# THE EXERCISE
Reproduce the listing exactly, with no pictures in your copy.

# DATASET SECTION
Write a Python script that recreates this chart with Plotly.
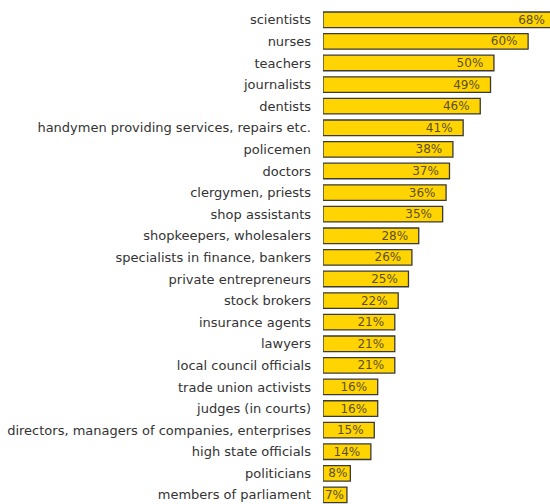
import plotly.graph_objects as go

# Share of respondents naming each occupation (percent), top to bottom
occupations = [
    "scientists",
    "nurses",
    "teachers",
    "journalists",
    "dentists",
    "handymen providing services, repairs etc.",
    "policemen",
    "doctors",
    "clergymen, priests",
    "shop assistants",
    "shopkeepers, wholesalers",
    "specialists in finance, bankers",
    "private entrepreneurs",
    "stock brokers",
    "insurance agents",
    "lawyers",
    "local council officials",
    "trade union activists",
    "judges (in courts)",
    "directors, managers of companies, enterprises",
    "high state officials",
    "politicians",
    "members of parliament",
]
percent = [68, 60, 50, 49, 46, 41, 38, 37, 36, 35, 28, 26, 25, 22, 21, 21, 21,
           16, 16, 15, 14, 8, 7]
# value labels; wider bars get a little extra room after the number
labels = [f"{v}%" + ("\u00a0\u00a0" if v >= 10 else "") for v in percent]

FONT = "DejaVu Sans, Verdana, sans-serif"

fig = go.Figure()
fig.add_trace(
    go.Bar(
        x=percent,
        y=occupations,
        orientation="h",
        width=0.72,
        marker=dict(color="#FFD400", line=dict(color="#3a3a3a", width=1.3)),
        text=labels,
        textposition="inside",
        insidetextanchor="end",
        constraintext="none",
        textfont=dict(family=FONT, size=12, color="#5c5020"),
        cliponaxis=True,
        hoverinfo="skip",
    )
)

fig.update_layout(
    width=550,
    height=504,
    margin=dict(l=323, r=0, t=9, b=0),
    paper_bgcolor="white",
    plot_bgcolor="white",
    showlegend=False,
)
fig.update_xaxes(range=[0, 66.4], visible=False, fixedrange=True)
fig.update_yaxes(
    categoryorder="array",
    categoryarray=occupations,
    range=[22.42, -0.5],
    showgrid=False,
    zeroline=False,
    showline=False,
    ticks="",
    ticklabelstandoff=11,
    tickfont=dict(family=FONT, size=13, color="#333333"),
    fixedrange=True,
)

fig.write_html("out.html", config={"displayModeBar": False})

# TASK RESULT
Write a Python script that recreates this chart with Plotly.
import plotly.graph_objects as go

# Share of respondents naming each occupation (percent), top to bottom
occupations = [
    "scientists",
    "nurses",
    "teachers",
    "journalists",
    "dentists",
    "handymen providing services, repairs etc.",
    "policemen",
    "doctors",
    "clergymen, priests",
    "shop assistants",
    "shopkeepers, wholesalers",
    "specialists in finance, bankers",
    "private entrepreneurs",
    "stock brokers",
    "insurance agents",
    "lawyers",
    "local council officials",
    "trade union activists",
    "judges (in courts)",
    "directors, managers of companies, enterprises",
    "high state officials",
    "politicians",
    "members of parliament",
]
percent = [68, 60, 50, 49, 46, 41, 38, 37, 36, 35, 28, 26, 25, 22, 21, 21, 21,
           16, 16, 15, 14, 8, 7]
# value labels; wider bars get a little extra room after the number
labels = [f"{v}%" + ("\u00a0\u00a0" if v >= 10 else "") for v in percent]

FONT = "DejaVu Sans, Verdana, sans-serif"

fig = go.Figure()
fig.add_trace(
    go.Bar(
        x=percent,
        y=occupations,
        orientation="h",
        width=0.72,
        marker=dict(color="#FFD400", line=dict(color="#3a3a3a", width=1.3)),
        text=labels,
        textposition="inside",
        insidetextanchor="end",
        constraintext="none",
        textfont=dict(family=FONT, size=12, color="#5c5020"),
        cliponaxis=True,
        hoverinfo="skip",
    )
)

fig.update_layout(
    width=550,
    height=504,
    margin=dict(l=323, r=0, t=9, b=0),
    paper_bgcolor="white",
    plot_bgcolor="white",
    showlegend=False,
)
fig.update_xaxes(range=[0, 66.4], visible=False, fixedrange=True)
fig.update_yaxes(
    categoryorder="array",
    categoryarray=occupations,
    range=[22.42, -0.5],
    showgrid=False,
    zeroline=False,
    showline=False,
    ticks="",
    ticklabelstandoff=11,
    tickfont=dict(family=FONT, size=13, color="#333333"),
    fixedrange=True,
)

fig.write_html("out.html", config={"displayModeBar": False})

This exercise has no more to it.